Wednesday 16 August 2017

You've got to risk it for the Biscuit!!

“Train Insane or remain the same.”  Fair enough.  Though does this really achieve the desired effect?  Does it reach its intended target?  Who does it motivate?  Is there a better way?
Often in life, and especially in fitness, we are bombarded with messages that are meant to inspire, motivate, drive, denigrate, chastise, or otherwise instigate change in the way that we approach our fitness.  These are meant to be “mile” markers on our way to a healthier, better us.  However, all of these messages have one thing in common.  They are directed at the faceless masses.  They speak to the entire demographic and in doing so go from a precision tool that can be an instrument of change to background noise.
I love fitness motivation, it gets me fired up and ready to go when I’m dragging it or motivates me to look inward when all I want to do is vegetate.  I see it all the time.  Social media, television, billboards, posters and in my very own gym but like anything, there is such a thing as too much of a good thing.

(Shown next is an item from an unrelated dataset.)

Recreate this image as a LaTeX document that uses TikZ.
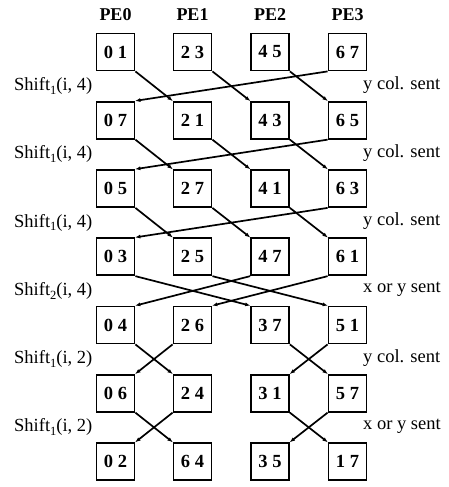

People who are reading this post are on journeys just like mine.  We’re not perfect.  We’re works in progress.  The marble before the artist’s chisel.  They are motivated and desirous of change.  They are interested in educating themselves but they are also intelligent enough to do their homework.  They don’t take anything for granted.  Not the newest trend, best fitness gear, exercise, running shoe or nutritional advice…and certainly not the bombardment of endless cliché’s and inspiring one liners that has become du rigueur in our global consciousness.
Motivation is important.  Motivation through social media or any of these other sources is also important.  As a means…not as the end.
Let the inspiration lift you up, give you one more kilometer (or meter if you’re me), one more rep.  Let it lift you when you should fall and drag you when you yourself have given up.
That’s what motivation is for.  It can’t be given.